Incomplete combustion also wastes energy. Carbon monoxide still contains chemical energy that could have been released if it had fully oxidized to carbon dioxide. So a poorly ventilated furnace is both dangerous and inefficient.
Energy Output
Methane releases about 890.7 kJ per mole when it burns completely, a value measured by the National Institute of Standards and Technology. To put that in more practical terms, one cubic meter of natural gas (which is mostly methane) contains roughly 36 to 38 megajoules of energy. That’s enough to heat about 100 liters of water from room temperature to boiling.
This energy density, combined with methane’s relatively clean combustion (no soot or sulfur when burned completely), is why natural gas dominates residential heating and is a major fuel for electricity generation. Simple gas turbines convert 20 to 35% of that chemical energy into electricity. Combined cycle plants, which capture waste heat to drive a second turbine, push efficiency to 60% or higher. When the remaining waste heat is used for building heating or industrial processes, overall energy use can approach 80%.
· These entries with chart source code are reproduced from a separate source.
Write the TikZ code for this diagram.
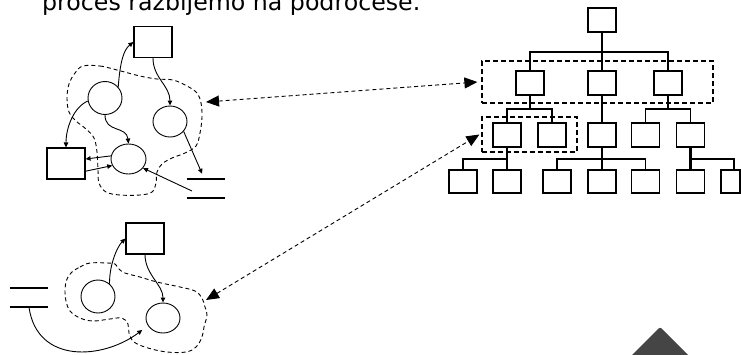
\documentclass[tikz,border=0pt]{standalone}
\usepackage{graphicx}
\usepackage{fontspec}
\setmainfont{DejaVu Sans}
\usetikzlibrary{shapes.geometric,arrows.meta,calc}
\definecolor{tri}{HTML}{454545}
\begin{document}
\begin{tikzpicture}[x=1pt,y=-1pt,
  sbox/.style={draw,line width=1.1pt,minimum width=38pt,minimum height=31pt,inner sep=0pt},
  proc/.style={draw,ellipse,line width=0.9pt,minimum width=34pt,minimum height=31pt,inner sep=0pt},
  storenode/.style={minimum width=38pt,minimum height=19pt,inner sep=0pt},
  storeline/.style={line width=1.8pt},
  flow/.style={line width=0.9pt,-{Triangle[length=5pt,width=4.5pt]}},
  blob/.style={line width=0.9pt,dash pattern=on 4pt off 3pt},
  link/.style={line width=0.9pt,dash pattern=on 4pt off 3pt,{Triangle[length=13pt,width=11pt]}-{Triangle[length=13pt,width=11pt]}},
  hbox/.style={draw,line width=1.2pt,minimum width=28pt,minimum height=24pt,inner sep=0pt},
  bus/.style={line width=1.3pt},
  trunk/.style={line width=2.6pt},
  group/.style={draw,line width=1.2pt,dash pattern=on 5pt off 3pt,inner sep=0pt}
]
\useasboundingbox (0,0) rectangle (741,354);
\clip (0,0) rectangle (741,354);

% title
\node[anchor=base west,inner sep=0pt] (title) at (42,10) {\resizebox{378pt}{!}{proces razbijemo na podrocese.}};

% ---------- upper left diagram ----------
\node[sbox] (tb) at (153,42) {};
\node[sbox] (lb) at (66,163.5) {};
\node[proc,minimum height=33pt] (A) at (105,98) {};
\node[proc] (B) at (170,121.5) {};
\node[proc,minimum width=35pt,minimum height=30pt] (C) at (128.5,159) {};
\node[storenode] (st1) at (206,188.5) {};
\draw[storeline] (st1.north west) -- (st1.north east) (st1.south west) -- (st1.south east);

\draw[flow] (A.40) .. controls +(2,-25) and +(-10,8) .. (tb.west);
\draw[flow] (tb.south) .. controls +(0,20) and +(0,-20) .. (B.north);
\draw[flow] (A.190) .. controls +(-14,6) and +(0,-20) .. (lb.north);
\draw[flow] (A.south) .. controls +(0,18) and +(-2,-18) .. (C.north);
\draw[flow] (C.170) -- ($(lb.north east)!0.36!(lb.south east)$);
\draw[flow] ($(lb.north east)!0.74!(lb.south east)$) -- (C.202);
\coordinate (st1in) at (192,191);
\draw[flow] (st1in) -- (C.-32);
\draw[flow] (B.-36) -- ($(st1.north west)!0.4!(st1.north east)+(0,-5)$);

\draw[blob] plot[smooth cycle,tension=0.6] coordinates {
 (83,66) (100,66) (117,70) (140,76) (157,79) (173,80) (187,86) (197,93)
 (201,103) (202,117) (200,133) (196,146) (185,153) (172,158) (162,164)
 (157,172) (156,183) (152,192) (140,195) (120,195) (106,192) (99,183)
 (98,170) (97,152) (94,138) (86,129) (76,121) (69,112) (67,98) (69,84) (75,73)};

% ---------- lower left diagram ----------
\node[sbox] (tb2) at (145,238.5) {};
\node[proc,minimum height=33pt] (D) at (98,296.5) {};
\node[proc,minimum height=30pt] (E) at (163,318) {};
\node[storenode] (st2) at (29,297.5) {};
\draw[storeline] (st2.north west) -- (st2.north east) (st2.south west) -- (st2.south east);

\draw[flow] (D.48) .. controls +(0,-20) and +(-8,8) .. (tb2.west);
\draw[flow] (tb2.south) .. controls +(0,20) and +(0,-18) .. (E.north);
\draw[flow,shorten >=7pt] (st2.south) .. controls +(8,57) and +(-45,34) .. (E.207);

\draw[blob] plot[smooth cycle,tension=0.6] coordinates {
 (72,272) (80,267) (90,263) (107,263) (115,264) (119,269) (125,273)
 (140,277) (157,282) (180,287) (195,291) (202,298) (205,307) (207,315)
 (204,327) (202,337) (196,347) (186,352) (167,352) (148,348) (134,342)
 (129,333) (128,324) (122,318) (110,319) (93,321) (80,318) (70,311)
 (66,301) (65,289) (67,279)};

% ---------- hierarchy ----------
\node[hbox] (r) at (602,20) {};
\node[hbox] (h1) at (530,83) {};
\node[hbox] (h2) at (602,83) {};
\node[hbox] (h3) at (668,83) {};
\node[hbox] (h11) at (507,135) {};
\node[hbox] (h12) at (552,135) {};
\node[hbox] (h21) at (602,135) {};
\node[hbox] (h31) at (645.5,135) {};
\node[hbox] (h32) at (690.5,135) {};
\node[hbox,minimum height=23pt] (h111) at (463,181.5) {};
\node[hbox,minimum height=23pt] (h112) at (507,181.5) {};
\node[hbox,minimum height=23pt] (h211) at (557,181.5) {};
\node[hbox,minimum height=23pt] (h212) at (602,181.5) {};
\node[hbox,minimum height=23pt] (h213) at (645.5,181.5) {};
\node[hbox,minimum height=23pt] (h321) at (690.5,181.5) {};
\node[hbox,minimum height=23pt,minimum width=19pt] (h322) at (730.5,181.5) {};

\coordinate (y1) at (0,52);
\coordinate (y2) at (0,109);
\coordinate (y3) at (0,159);

\draw[trunk] (r.south) -- (h2.north);
\draw[bus] (h1.north) -- (h1.north |- y1) -- (h3.north |- y1) -- (h3.north);
\draw[line width=2pt] (h1.south) -- (h1.south |- y2);
\draw[bus] (h11.north) -- (h11.north |- y2) -- (h12.north |- y2) -- (h12.north);
\draw[trunk] (h2.south) -- (h21.north);
\draw[line width=1.8pt] (h3.south) -- (h3.south |- y2);
\draw[bus] (h31.north) |- (h32.north |- y2) -- (h32.north);
\draw[bus] (h11.south) -- (h112.north);
\draw[bus] (h111.north) |- (h11.south |- y3);
\draw[trunk] (h21.south) -- (h212.north);
\draw[bus] (h211.north) |- (h213.north |- y3) -- (h213.north);
\draw[trunk] (h32.south) -- (h321.north);
\draw[bus] (h32.south |- y3) -| ([xshift=3.5pt]h322.north);

\node[group,minimum width=231pt,minimum height=42pt] (G1) at (597.5,82) {};
\node[group,minimum width=95pt,minimum height=35pt] (G2) at (529.5,134.5) {};

\coordinate (bl1) at (206,102);
\coordinate (bl2) at (206,300);
\draw[link] (bl1) -- ([xshift=-4pt]G1.west);
\draw[link] (bl2) -- ([xshift=-2pt]G2.west);

% corner triangle
\fill[tri,rounded corners=2pt] (660,327) -- (695,362) -- (625,362) -- cycle;
\end{tikzpicture}
\end{document}
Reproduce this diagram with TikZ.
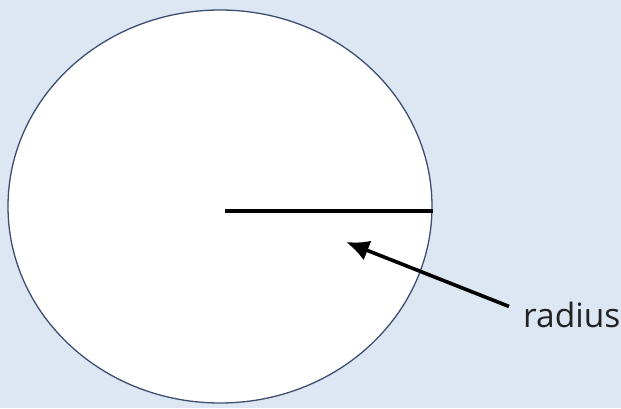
\documentclass[tikz,border=0pt]{standalone}
\usepackage{fontspec}
\setmainfont{Open Sans}
\definecolor{radioFondo}{HTML}{DDE7F3}
\definecolor{radioBorde}{HTML}{3D4E70}
\definecolor{radioTexto}{HTML}{222222}
\usetikzlibrary{
	arrows.meta,
	positioning,
	calc,
	shapes.geometric
}
\tikzset{
	disco/.style={
		ellipse,
		draw=radioBorde,
		fill=white,
		line width=1.3pt,
		inner sep=0pt,
		minimum width=424pt,
		minimum height=393pt
	},
	etiqueta/.style={
		inner sep=2pt,
		text=radioTexto,
		font=\fontsize{33.5}{40}\selectfont
	},
	segmento/.style={
		line width=3.6pt,
		black
	},
	flecha/.style={
		-{Latex[length=23pt,width=21pt]},
		line width=3.6pt,
		black
	}
}
\begin{document}
\begin{tikzpicture}[x=1pt,y=-1pt]
		\fill[radioFondo] (0,0) rectangle (621,408);
		\useasboundingbox (0,0) rectangle (621,408);
		\node[disco] (disco) at (220,206.5) {};
		\coordinate (centro) at (225,211);
		\coordinate (punta) at (346,242);
		\node[etiqueta, anchor=base west] (radio) at (521,327) {radius};
		\draw[segmento] (centro) -- (centro -| disco.east);
		\draw[flecha] ([xshift=-12pt,yshift=8pt]radio.west) -- (punta);
	\end{tikzpicture}
\end{document}
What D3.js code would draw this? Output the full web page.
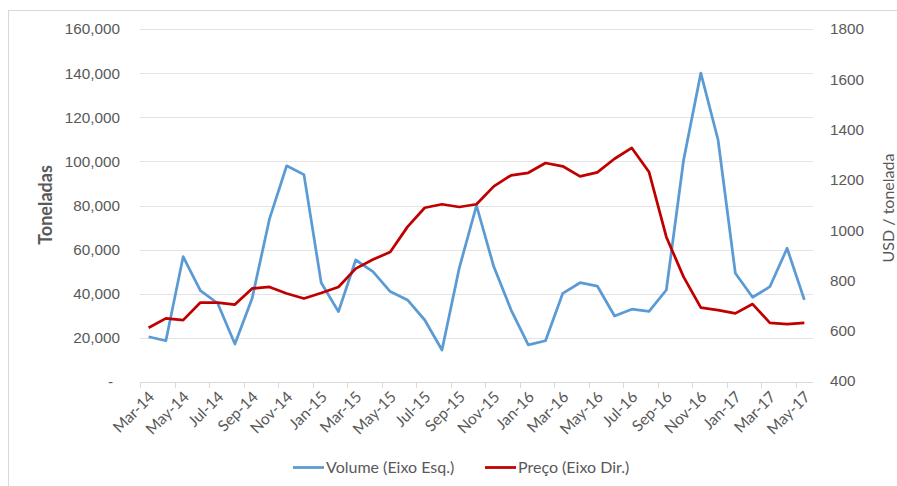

Why It Matters for the Environment
Complete methane combustion produces carbon dioxide, a greenhouse gas. For every 16 grams of methane burned (one mole), you get 44 grams of carbon dioxide. That’s a mass ratio of about 2.75 to 1: burning one kilogram of methane produces roughly 2.75 kilograms of CO₂.
That said, methane combustion produces less CO₂ per unit of energy than burning coal or oil, because methane’s high hydrogen-to-carbon ratio means more of the energy comes from hydrogen reacting with oxygen (which only produces water). This is why switching from coal to natural gas for electricity generation reduces carbon emissions per kilowatt-hour, though it doesn’t eliminate them. Unburned methane that leaks from pipelines and wells is itself a potent greenhouse gas, roughly 80 times more effective at trapping heat than CO₂ over a 20-year period, so leakage during production and transport partially offsets the combustion advantage.